Здесь, говоря о Душе, следует заметить, что мы имеем в виду ее высшую, рассудочную и разумную область, во многом подобную ее отцу — Уму. Все ее части и качества повторяют содержащиеся в Уме эйдосы: они также пространственно нераздельны, гармоничны и ничем не мешают друг другу. И только потом, формообразуя материю и получая массу и протяженность, они обособляются и исполняются враждебностью, часто ведущей ко взаимному истреблению.
Впрочем, все не так однозначно. Частные вещи, будучи результатом формообразующей эманации Души и как бы храня воспоминания о своем былом единстве, обладают способностью и действительно образуют различные союзы, основанные либо на взаимных симпатиях, либо вынужденные — с целью взаимопомощи или обороны от других таких же, но враждебных им союзов.
И вот здесь-то, посреди этого многообразного действа, мы можем усмотреть некий, исходящий от разумной Души, гармонизирующий акт: да, каждая единичная, частная вещь как бы имеет свой собственный, неповторимо звучащий голос, и, однако, все эти вместе звучащие голоса не создают какофонии, которая выразилась бы в хаосе и разрухе, но наоборот, образуют стройный и слаженный хор. И это происходит не потому, что само наше мироздание разумно, но потому, что оно причастно разумной Душе и Уму. Наш мир — место встречи необходимости и божественного Промысла, причем необходимость правит всем низшим и бессмысленным, Промысел же правит ею самой.
Все разумное исходит из области Ума, но, эманируя, утрачивает свои изначальные свойства. Однако и материя, оформленная эйдосами, уже не беспорядочна и мертва. Таким образом, появляется некая смесь, в основании которой — эйдосы Ума и косная материя, руководящее же начало — мировая Душа.
Нет смысла упрекать наш мир за то, что он не является наипрекраснейшим и наилучшим из всех миров, не следует также винить в этом и причину, породившую его, поскольку этот мир не есть результат некоего предваряющего планирования и расчета, но — следствие необходимости реализации творческих потенций высших сущностей. А так как в целом он — прекрасен, то не стоит бранить целое из-за несовершенства отдельных его частей. Если бы космос обладал голосом, то мог бы возразить своим критикам следующим образом: "Меня сотворил Бог, и потому я получился наиболее совершенным из всех тварей, самодостаточным и самодовлеющим.
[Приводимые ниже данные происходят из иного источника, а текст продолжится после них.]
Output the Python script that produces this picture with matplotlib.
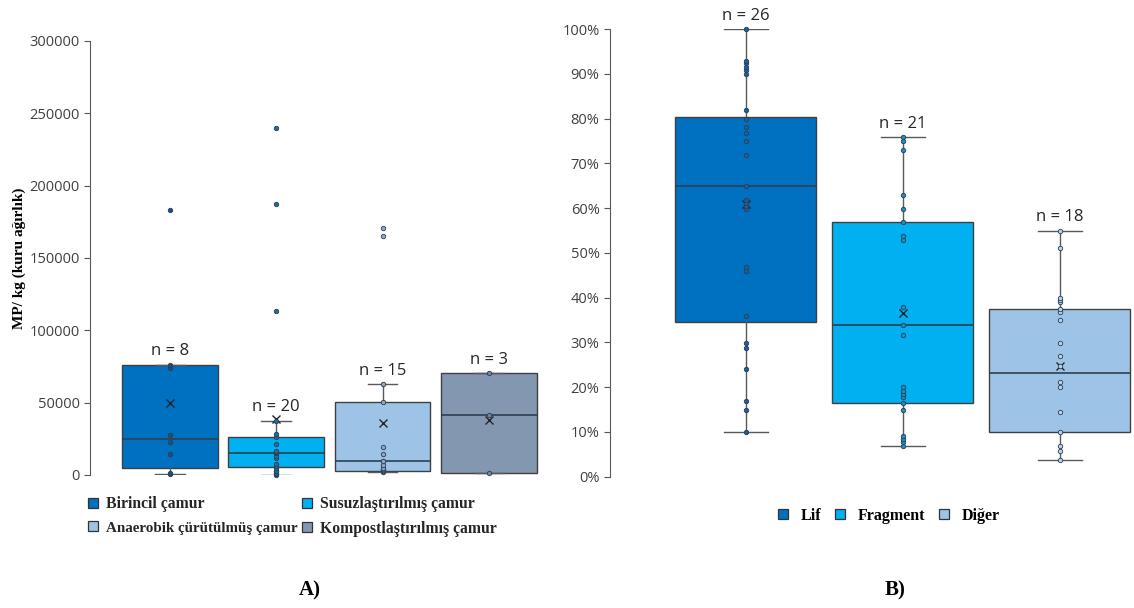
import matplotlib

matplotlib.use("Agg")
import matplotlib.pyplot as plt
import numpy as np
from matplotlib.lines import Line2D
from matplotlib.ticker import PercentFormatter

# ----- data -----------------------------------------------------------------

# Panel A: MP/kg in sludge types
A_labels = ["Birincil çamur", "Susuzlaştırılmış çamur",
            "Anaerobik çürütülmüş çamur", "Kompostlaştırılmış çamur"]
A_colors = ["#0070c0", "#00b0f0", "#9dc3e6", "#8497b0"]
A_point_colors = ["#1f4e79", "#1b6f96", "#8fa6c4", "#6f84a3"]
A_q1 = [4800, 5300, 3000, 1600]
A_med = [25000, 15200, 9900, 41700]
A_q3 = [76000, 26500, 50700, 70300]
A_whislo = [1000, 300, 2300, 1600]
A_whishi = [76000, 37300, 62700, 70300]
A_mean = [50000, 39000, 35700, 37900]
A_points = [
    [600, 1600, 14700, 23000, 27400, 73700, 76000, 183000],
    [300, 1000, 1600, 2500, 3000, 4800, 6000, 7600, 12000, 13400,
     15000, 15700, 16800, 21200, 26500, 28100, 37300, 113000, 187000, 240000],
    [2300, 2800, 3000, 3500, 4000, 5000, 6700, 9900, 10000, 14500,
     19100, 50700, 62700, 165000, 171000],
    [1600, 41700, 70300],
]

# Panel B: share of particle shapes (%)
B_labels = ["Lif", "Fragment", "Diğer"]
B_colors = ["#0070c0", "#00b0f0", "#9dc3e6"]
B_point_colors = ["#1f5f99", "#1b8fc0", "#b9d3ec"]
B_q1 = [34.5, 16.4, 10.0]
B_med = [65.0, 34.0, 23.1]
B_q3 = [80.3, 56.9, 37.5]
B_whislo = [10.0, 6.9, 3.8]
B_whishi = [100.0, 75.9, 55.0]
B_mean = [61.0, 36.5, 24.8]
B_points = [
    [10.0, 14.9, 17.0, 24.0, 28.8, 29.9, 35.9, 46.0, 46.9, 59.9, 60.5, 61.1, 61.8,
     65.0, 72.0, 75.0, 76.9, 78.2, 80.0, 82.0, 90.0, 90.9, 91.5, 92.4, 92.9, 100.0],
    [6.9, 7.8, 8.4, 9.1, 14.9, 16.4, 17.9, 18.5, 19.2, 20.0, 31.7, 34.0, 37.9,
     52.9, 53.9, 56.9, 59.8, 63.0, 73.0, 75.0, 76.0],
    [3.8, 5.8, 6.9, 10.0, 14.5, 20.0, 21.2, 24.8, 27.0, 29.9, 35.0, 36.9, 37.5,
     39.0, 39.4, 40.0, 51.0, 55.0],
]

TICK_FONT = "Open Sans"
SERIF = "Liberation Serif"
EDGE = "#404040"
AXIS = "#595959"


def draw_panel(ax, colors, pcolors, q1, med, q3, lo, hi, mean, points):
    stats = []
    for i in range(len(q1)):
        stats.append(dict(q1=q1[i], med=med[i], q3=q3[i], whislo=lo[i],
                          whishi=hi[i], mean=mean[i], fliers=[]))
    pos = np.arange(1, len(stats) + 1)
    parts = ax.bxp(stats, positions=pos, widths=0.9, patch_artist=True,
                   showmeans=True, showfliers=False, capwidths=0.28,
                   boxprops=dict(edgecolor=EDGE, linewidth=1.0),
                   medianprops=dict(color="#2f3f50", linewidth=1.2),
                   whiskerprops=dict(color=AXIS, linewidth=1.0),
                   capprops=dict(color=AXIS, linewidth=1.0),
                   meanprops=dict(marker="x", markeredgecolor="#262626",
                                  markersize=5.5, markeredgewidth=1.0))
    for box, c in zip(parts["boxes"], colors):
        box.set_facecolor(c)
    for p, pts, pc in zip(pos, points, pcolors):
        ax.plot(np.full(len(pts), p), pts, "o", ms=3.2, mfc=pc, mec="#2b3f55",
                mew=0.6, zorder=4, clip_on=False)
        # sample size sits just above the upper whisker
        top = max(hi[p - 1], q3[p - 1])
        ax.annotate(f"n = {len(pts)}", (p, top), xytext=(0, 4),
                    textcoords="offset points", ha="center", va="bottom",
                    fontsize=12, family=TICK_FONT, color="#262626")
    for s in ("top", "right", "bottom"):
        ax.spines[s].set_visible(False)
    ax.spines["left"].set_color(AXIS)
    ax.tick_params(axis="y", direction="out", length=4, color=AXIS,
                   labelsize=10.5, labelcolor="#404040")
    ax.set_xticks([])


fig = plt.figure(figsize=(11.34, 6.08), dpi=100)

axA = fig.add_axes([0.0794, 0.2188, 0.3986, 0.7138])
axA.set_ylim(0, 300000)
axA.set_xlim(0.25, 4.5)
axA.set_yticks(np.arange(0, 300001, 50000))
draw_panel(axA, A_colors, A_point_colors, A_q1, A_med, A_q3, A_whislo,
           A_whishi, A_mean, A_points)
for t in axA.get_yticklabels():
    t.set_family(TICK_FONT)
axA.set_ylabel("MP/ kg (kuru ağırlık)", family=SERIF, fontweight="bold",
               fontsize=11, labelpad=2)

axB = fig.add_axes([0.5379, 0.216, 0.4603, 0.7359])
axB.set_ylim(0, 100)
axB.set_xlim(0.137, 3.46)
axB.set_yticks(np.arange(0, 101, 10))
axB.yaxis.set_major_formatter(PercentFormatter(decimals=0))
draw_panel(axB, B_colors, B_point_colors, B_q1, B_med, B_q3, B_whislo,
           B_whishi, B_mean, B_points)
for t in axB.get_yticklabels():
    t.set_family(TICK_FONT)


def legend_handles(labels, colors, order):
    return [Line2D([], [], ls="none", marker="s", ms=6.5, mfc=colors[i],
                   mec="#333333", mew=0.9, label=labels[i]) for i in order]


# legend fills column by column, so interleave to get row-wise order
legA = fig.legend(handles=legend_handles(A_labels, A_colors, [0, 2, 1, 3]), ncol=2,
                  loc="upper left", bbox_to_anchor=(0.064, 0.207), frameon=False,
                  prop=dict(family=SERIF, weight="bold", size=11.3),
                  handlelength=0.8, handletextpad=0.45, columnspacing=0.15,
                  labelspacing=0.55, labelcolor="#262626")
legA.get_texts()[1].set_fontsize(10.8)
legB = fig.legend(handles=legend_handles(B_labels, B_colors, [0, 1, 2]), ncol=3,
                  loc="upper left", bbox_to_anchor=(0.672, 0.188), frameon=False,
                  prop=dict(family=SERIF, weight="bold", size=11.5),
                  handlelength=0.8, handletextpad=0.7, columnspacing=0.8,
                  labelcolor="#000000")

fig.text(0.273, 0.028, "A)", family=SERIF, fontweight="bold", fontsize=15,
         ha="center", va="center")
fig.text(0.789, 0.028, "B)", family=SERIF, fontweight="bold", fontsize=15,
         ha="center", va="center")

fig.savefig("out.png", dpi=100)
plt.close(fig)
Ведь я не нуждаюсь ни в чем, ибо во мне есть все: растения и животные, и вся рожденная природа, и многие боги, и сонмы демонов, и благие души, и добродетельные люди. И земля украшена цветами и животными, и море не пусто, и весь воздух, и эфир, и самый свод небес — все оживлено Душой. И там, в далеком небе, все души — блаженные, дающие жизнь звездам и самому небу в его благоустроенности и вечном круговращении, ибо небо, подражая Уму, разумно вращается вокруг неизменного центра, не соблазняясь и не ища ничего вовне. И все во мне стремится к Благу, достигает же его каждое по мере своих сил. Ведь и небо зависит от Него, и вся моя душа, и все боги, и все животные и растения, и даже то, что может показаться лишенным души".
Участвует же все в этом бытии по-разному: одно представляется наделенным только существованием, другое — жизнью, а сверх того еще и ощущением, третье уже обладает рассудком, а что-то и целостной жизнью. Нельзя искать равенства там, где царит разнообразие: мы ожидаем, что глаза будут видеть, но не требуем ведь того же и от пальцев, пусть уж лучше они хорошо выполняют свое, пальцевое дело.
То, что вода тушит огонь, а огонь, в свою очередь, что-то сжигает, не должно нас удивлять. Ведь то, что уничтожимо, создается чем-то внешним по отношению к себе. То, что созидает самое себя, не может подвергнуться порче извне, то же, что создано чем-либо другим, создано из остатков чего-то другого, а потому и само когда-нибудь должно послужить материалом. И если где-то гасят огни, то ведь где-то их и зажигают.
В сверхчувственных небесах все пребывает в неизменном покое, в наших же — души переходят из тела в тело, воплощаясь в различных формах, и лишь иногда, достигнув совершенства, покидают это царство нескончаемых рождений и смертей, соединяясь в вечном блаженстве с мировой Душой. Все телесное существует благодаря формообразующим эйдосам, все частичное держится целым, от которого получает и жизнь, и смысл. Движение порождается покоем, изменчивость — постоянством, да и что есть самая жизнь наша, как не отголосок, слабое дыхание той истинной, божественной жизни.